I have been reminded recently that there was a time when I felt more Christian. It wasn’t because I was immersed in a sub-culture. Working on staff at a church actually made me feel more alienated from what it means to be a Christian. And it’s certainly never been the case because I was a moral superstar. What I remember about that time was that the influences in my world were somehow centering. They all told me the same story about what it means to follow Jesus in a world that in so many ways opposes Him. Some of those influences have faded back into my life, making small steps onto the periphery of my mind and whispering truths I had lost the faith to believe.

I remember the ache I felt to live life with people. To share meals, space, and faith with a group of like-minded sojourners. I had a mental image of what that should look like. Turns out the image was a little off. But suddenly I am sharing the sacred and the mundane with folks I found trudging the same path as me.
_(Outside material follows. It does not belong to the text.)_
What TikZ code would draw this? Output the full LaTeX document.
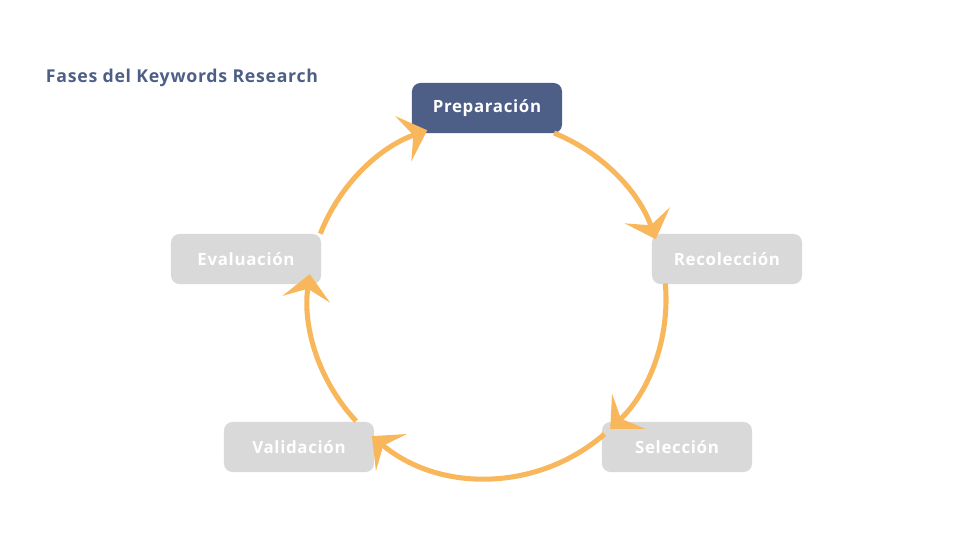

I recall the drive I had to write, to study Scripture, and to teach it to people so that they might understand how crazy and beautiful and mysterious the world of God and man intertwined really is. And I am suddenly putting pen to paper and voice to thought more and more often, combining my musings with others in a tapestry of struggle to walk stronger and straighter on the path.

And I recall the peace and stillness I felt praying in the quiet of a chilly monastery sanctuary. I received a book of prayers in the mail last week intended to be used in community. I hope that it’s going to become the skeleton of prayer and contemplation for the body of believers with whom I gather. And I hope that it becomes part of my mental structures of prayer and meditation.

These memories are bringing a warm chill to my spirit as I find a longing stir up deep inside of me. I want to be a person wholly engaged in these parts of my life. I want to know that I am pouring myself into these opportunities so that the memories I am creating now are stronger than those drifting into my mind tonight.

 Common Prayer



  1. July 14, 2011 at 3:45 pm

    (It’s an old post, but whatever, right?)

    So, one of the best things that’s happened to me in recent months is being exposed to Common Prayer. It reminded me of all the things that I loved about the practice of liturgy. This was particularly important, because it happened at a time when I could have associated liturgical practice with a bunch of other unpleasantness and thrown it all away.

    Instead, I find myself waking up entirely too early on Sunday mornings to gather for prayer. Why? Just…because. Because Christians pray together, right? Because we’re the children of the Father. Because we’re all saints, and that’s what saints do.

    I’ve also taken to praying through Midday Prayer at lunch. This has been incredibly centering for me, as I deal with the tidal waves of life. Today, in particular, as I found myself struggling with negative feelings that threatened to overwhelm me, I slipped away and prayed. I sought the face of God, and He found me and comforted me.

    All this is some of the fruit of *your* labors, as you work at appealing to the people of the church, trying to persuade them to love prayer among the people of God.

    It’s worth it. And I thought you should know.

    • MandyK said,

      July 15, 2011 at 12:52 pm

      Thanks, Ben, that really does mean a lot. This book has been a bit of a lifesaver for me as well. I am looking forward to expanding our use of it at Imago. It’s really good to hear that it’s a source of strength and encouragement for you as well.